Ottava Rima | Crítica

Una Vanitas para la Cuaresma

Ottava Rima en el Espacio Turina

Ottava Rima en el Espacio Turina / Luis Ollero

El miércoles de ceniza coincidió con el día de San Valentín. Hoy había para todos. Y los sevillanos de Ottava Rima optaron por la penitencia, programando nada menos que el Officium Defunctorum de Victoria, para algunos la obra más importante jamás compuesta por músico español alguno. Se colocaron en semicírculo, vestidos de negro frente a un pequeño dispositivo escénico, una mesita sobre la que lucía una bien preparada Vanitas. Luego apareció José Hernández Pastor de punta en blanco moviéndose por toda la escena y haciendo los versos en cantus firmus de la obra con su voz de soprano y una extraordinaria penetración expresiva.

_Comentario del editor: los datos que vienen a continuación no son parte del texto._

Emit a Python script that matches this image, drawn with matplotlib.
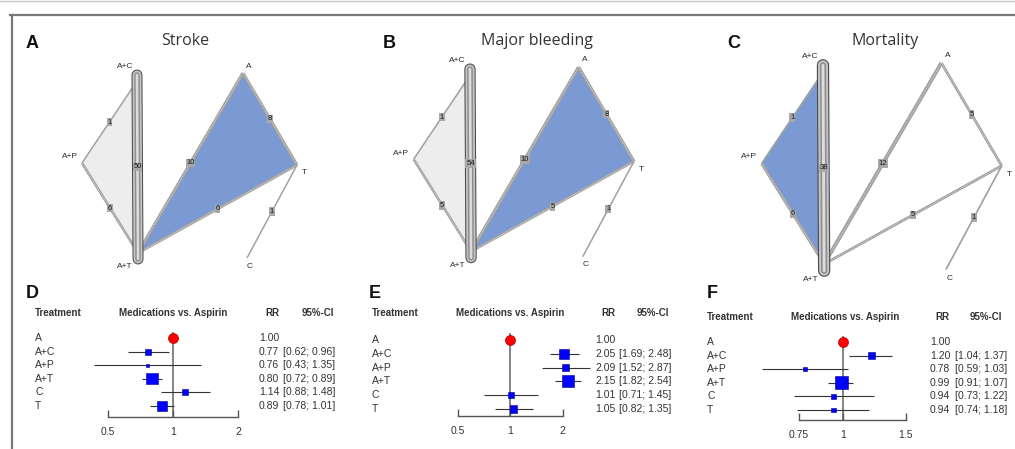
import numpy as np
import matplotlib
matplotlib.use("Agg")
import matplotlib.pyplot as plt
from matplotlib.lines import Line2D
from matplotlib.patches import Polygon
import matplotlib.transforms as mtransforms
from matplotlib.ticker import NullLocator

W, H = 1015, 449

# ------------------------------------------------------------------ data
treatments = ["A", "A+C", "A+P", "A+T", "C", "T"]

stroke_rr = [1.00, 0.77, 0.76, 0.80, 1.14, 0.89]
stroke_lo = [np.nan, 0.62, 0.43, 0.72, 0.88, 0.78]
stroke_hi = [np.nan, 0.96, 1.35, 0.89, 1.48, 1.01]
stroke_wt = [np.nan, 10, 3, 35, 10, 28]

bleeding_rr = [1.00, 2.05, 2.09, 2.15, 1.01, 1.05]
bleeding_lo = [np.nan, 1.69, 1.52, 1.82, 0.71, 0.82]
bleeding_hi = [np.nan, 2.48, 2.87, 2.54, 1.45, 1.35]
bleeding_wt = [np.nan, 28, 14, 40, 10, 14]

mortality_rr = [1.00, 1.20, 0.78, 0.99, 0.94, 0.94]
mortality_lo = [np.nan, 1.04, 0.59, 0.91, 0.73, 0.74]
mortality_hi = [np.nan, 1.37, 1.03, 1.07, 1.22, 1.18]
mortality_wt = [np.nan, 14, 5, 48, 5, 5]

stroke_ticks = [0.5, 1, 2]
bleeding_ticks = [0.5, 1, 2]
mortality_ticks = [0.75, 1, 1.5]
stroke_ticklabels = ["0.5", "1", "2"]
bleeding_ticklabels = ["0.5", "1", "2"]
mortality_ticklabels = ["0.75", "1", "1.5"]

edge_pairs = [("A+C", "A+P"), ("A+P", "A+T"), ("A+C", "A+T"),
              ("A", "A+T"), ("A", "T"), ("A+T", "T"), ("T", "C")]
stroke_studies = [1, 6, 50, 10, 8, 6, 1]
bleeding_studies = [1, 5, 54, 10, 8, 5, 1]
mortality_studies = [1, 6, 38, 12, 5, 5, 1]

stroke_multiarm = [("A+C", "A+P", "A+T"), ("A", "T", "A+T")]
bleeding_multiarm = [("A+C", "A+P", "A+T"), ("A", "T", "A+T")]
mortality_multiarm = [("A+C", "A+P", "A+T")]

titles = ["Stroke", "Major bleeding", "Mortality"]

# ------------------------------------------------------------------ layout / style
node_layout = {"A+C": (0, 8), "A+P": (-55, 90), "A+T": (1, 180),
               "A": (106, 0), "T": (160, 92), "C": (110, 185)}
label_offset = {"A+C": (-4, -14, "right"), "A+P": (-4, -6, "right"),
                "A+T": (-5, 14, "right"), "A": (3, -7, "left"),
                "T": (5, 8, "left"), "C": (3, 8, "center")}
BLUE_FILL = "#7b9ad4"
GRAY_FILL = "#ededed"

fig = plt.figure(figsize=(W / 100, H / 100), dpi=100)
fig.patch.set_facecolor("white")

# frame lines
fig.add_artist(Line2D([0, 1], [1 - 1 / H, 1 - 1 / H], color="#c8c8c8", lw=1.0))
fig.add_artist(Line2D([10 / W, 1], [1 - 15 / H, 1 - 15 / H], color="#777777", lw=1.6))
fig.add_artist(Line2D([12 / W, 12 / W], [0, 1 - 15 / H], color="#777777", lw=1.6))

PT = 0.72  # points per pixel at dpi 100


def network(x0, y0, s, studies, multiarm, fill_colors, title, letter, letter_x, title_x):
    xmin, xmax, ymin, ymax = -80, 190, -20, 205
    left = x0 + s * xmin
    ax = fig.add_axes([left / W, 1 - (y0 + s * ymax) / H,
                       s * (xmax - xmin) / W, s * (ymax - ymin) / H])
    ax.set_xlim(xmin, xmax)
    ax.set_ylim(ymax, ymin)
    ax.axis("off")

    for tri, fc in zip(multiarm, fill_colors):
        pts = [node_layout[n] for n in tri]
        ax.add_patch(Polygon(pts, closed=True, facecolor=fc, edgecolor="none", zorder=1))

    nmax = max(studies)
    for (a, b), n in zip(edge_pairs, studies):
        xa, ya = node_layout[a]
        xb, yb = node_layout[b]
        mx, my = (xa + xb) / 2, (ya + yb) / 2
        if n == nmax:
            d = np.array([xb - xa, yb - ya], float)
            d /= np.hypot(*d)
            p0 = np.array([xa, ya]) - 6 * d
            p1 = np.array([xb, yb]) + 6 * d
            for lw, col in [(11, "#4a4a4a"), (9, "#c4c4c4"), (5.5, "#8e8e8e"), (2.6, "#dcdcdc")]:
                ax.plot([p0[0], p1[0]], [p0[1], p1[1]], color=col, lw=lw * s * PT,
                        solid_capstyle="round", zorder=3)
        else:
            wpx = 0.7 + 0.8 * np.sqrt(n)
            ax.plot([xa, xb], [ya, yb], color="#a0a0a0", lw=wpx * s * PT,
                    solid_capstyle="butt", zorder=2)
            if n > 1:
                ax.plot([xa, xb], [ya, yb], color="#e2e2e2", lw=0.8 * PT,
                        dashes=(1.2, 1.2), zorder=2)
        ax.text(mx, my, str(n), fontsize=5.5, ha="center", va="center", color="#1a1a1a",
                family="Liberation Sans", zorder=5,
                bbox=dict(boxstyle="square,pad=0.1", fc="#a8a8a8", ec="none"))

    for name, (x, y) in node_layout.items():
        dx, dy, ha = label_offset[name]
        ax.text(x + dx, y + dy, name, fontsize=6, ha=ha, va="center",
                color="#2a2a2a", family="Liberation Sans", zorder=6)

    fig.text(letter_x / W, 1 - 43 / H, letter, fontsize=13, fontweight="bold",
             family="Liberation Sans", ha="left", va="center", color="#111111")
    fig.text(title_x / W, 1 - 41 / H, title, fontsize=11.5, family="Open Sans",
             ha="center", va="center", color="#333333")


network(137, 73, 1.0, stroke_studies, stroke_multiarm, [GRAY_FILL, BLUE_FILL],
        titles[0], "A", 26, 185)
network(470, 67, 1.025, bleeding_studies, bleeding_multiarm, [GRAY_FILL, BLUE_FILL],
        titles[1], "B", 383, 537)
network(823, 63, 1.117, mortality_studies, mortality_multiarm, [BLUE_FILL],
        titles[2], "C", 727, 885)


def forest(g, rr, lo, hi, wt, ticks, ticklabels, letter):
    rows = np.arange(len(treatments))
    ybot = (g["axis"] - g["row0"]) / g["step"]
    ytop = (g["top"] - g["row0"]) / g["step"]
    ax = fig.add_axes([g["left"] / W, 1 - g["axis"] / H,
                       (g["right"] - g["left"]) / W, (g["axis"] - g["top"]) / H])
    ax.set_xscale("log")
    ax.set_xlim(2 ** ((g["left"] - g["one"]) / g["ppl"]),
                2 ** ((g["right"] - g["one"]) / g["ppl"]))
    ax.set_ylim(ybot, ytop)
    ax.patch.set_alpha(0)
    for sp in ["top", "right", "left"]:
        ax.spines[sp].set_visible(False)
    ax.spines["bottom"].set_bounds(ticks[0], ticks[-1])
    ax.spines["bottom"].set_color("#555555")
    ax.spines["bottom"].set_linewidth(1.0)
    ax.set_yticks([])
    ax.set_xticks(ticks)
    ax.set_xticklabels(ticklabels)
    ax.xaxis.set_minor_locator(NullLocator())
    ax.tick_params(axis="x", direction="in", length=5, width=1.0, color="#555555",
                   labelsize=7.5, labelcolor="#333333", pad=7)
    for t in ax.get_xticklabels():
        t.set_family("Liberation Sans")

    ax.plot([1, 1], [-0.4, ybot], color="#7a7a7a", lw=1.3, zorder=1)
    rr = np.array(rr, float)
    lo = np.array(lo, float)
    hi = np.array(hi, float)
    wt = np.array(wt, float)
    m = ~np.isnan(lo)
    ax.hlines(rows[m], lo[m], hi[m], color="#333333", lw=0.8, zorder=2)
    sizes = (1.9 * np.sqrt(wt[m]) * PT) ** 2
    ax.scatter(rr[m], rows[m], marker="s", s=sizes, color="#0000ff",
               edgecolor="#00008b", linewidth=0.4, zorder=3)
    ax.scatter(rr[~m], rows[~m], marker="o", s=(10 * PT) ** 2, color="#ff0000",
               edgecolor="#b00000", linewidth=0.5, zorder=4)

    bt = mtransforms.blended_transform_factory(ax.transAxes, ax.transData)

    def axfx(px):
        return (px - g["left"]) / (g["right"] - g["left"])

    hdr = (g["hdr"] - g["row0"]) / g["step"]
    kw = dict(transform=bt, fontsize=7, fontweight="bold", va="center",
              color="#333333", family="Liberation Sans", clip_on=True)
    ax.text(axfx(g["lab"]), hdr, "Treatment", ha="left", **kw)
    ax.text(axfx(g["med"]), hdr, "Medications vs. Aspirin", ha="center", **kw)
    ax.text(axfx(g["rrh"]), hdr, "RR", ha="center", **kw)
    ax.text(axfx(g["cih"]), hdr, "95%-CI", ha="left", **kw)

    kw = dict(transform=bt, fontsize=7.5, va="center", color="#333333",
              family="Liberation Sans", clip_on=True)
    for i, name in enumerate(treatments):
        ax.text(axfx(g["lab"]), rows[i], name, ha="left", **kw)
        ax.text(axfx(g["val"]), rows[i], f"{rr[i]:.2f}", ha="left", **kw)
        if m[i]:
            ax.text(axfx(g["ci"]), rows[i], f"[{lo[i]:.2f}; {hi[i]:.2f}]", ha="left", **kw)

    fig.text(g["letter"] / W, 1 - 293 / H, letter, fontsize=13, fontweight="bold",
             family="Liberation Sans", ha="left", va="center", color="#111111")


geo_D = dict(left=20, right=340, top=300, row0=338, step=13.6, axis=417, one=173, ppl=65,
             lab=35, val=259, ci=283, hdr=313, med=173, rrh=272, cih=302, letter=26)
geo_E = dict(left=345, right=680, top=300, row0=340, step=13.8, axis=416, one=510, ppl=52.5,
             lab=372, val=595, ci=619, hdr=313, med=510, rrh=608, cih=637, letter=369)
geo_F = dict(left=690, right=1015, top=300, row0=342, step=13.6, axis=420, one=843, ppl=107,
             lab=707, val=930, ci=955, hdr=317, med=845, rrh=942, cih=970, letter=707)

forest(geo_D, stroke_rr, stroke_lo, stroke_hi, stroke_wt, stroke_ticks, stroke_ticklabels, "D")
forest(geo_E, bleeding_rr, bleeding_lo, bleeding_hi, bleeding_wt, bleeding_ticks, bleeding_ticklabels, "E")
forest(geo_F, mortality_rr, mortality_lo, mortality_hi, mortality_wt, mortality_ticks, mortality_ticklabels, "F")

fig.savefig("out.png", dpi=100, facecolor="white")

El  grupo se preparó la cita a conciencia, pues el programa era de armas tomar. Israel Moreno decidió reunir junto a las voces –irregulares, pero es algo normal– a un conjunto de vientos que las doblaban (uno por parte: dos cornetas con las dos del cantus, un sacabuche alto con la de alto y dos sacabuches graves y un bajón con las dos de tenor y la de bajo), apoyándose además en el órgano que solía ser habitual en la interpretación de la polifonía española del tiempo y que resultó inaudible toda la noche. La ceremonia arrancó con una Lamentación de Morales de una gravedad que fue más opaca que realmente conmovedora. En materia de claridad, el Requiem de Victoria no fue mucho mejor, y los instrumentos no ayudaron, no porque tocaran mal ni mucho menos (antes al contrario, estuvieron irreprochables todo el tiempo), sino porque enturbiaron la mezcla polifónica de las voces y su empaste, no siempre conseguido. En el equilibrio entre tesituras sorprendió que cada parte de tenor fuera sostenida por un solo cantante (en las otras había dos), lo que desde luego se notó en una pérdida general de referencia de las voces intermedias.

La obra es desafiante para los grupos profesionales, así que para un conjunto aficionado como este el reto era muy considerable. Moreno arrancó con demasiadas prisas, de manera que el homofónico Taedet animam meam pasó de largo sin dejar huella, cuando es una pieza que gana mucho con un poco de pausa y un más cortante tratamiento de las articulaciones: para una vez que van a cantar todos al mismo ritmo, conviene marcar más intensamente los acentos. Luego, buscó reforzar algunos detalles retóricos, enfatizando los contrastes dinámicos, y alcanzó puntos de indudable prestancia, muy especialmente al final con el motete funerario Versa est in luctum, puede que el más brillante logro del conjunto, y con el responsorio Libera me.

Una última reflexión: hemos perdido el oremus con las propinas: ¿qué sentido tiene después de una obra como esta repetir el Introitus? Miserere, Domine.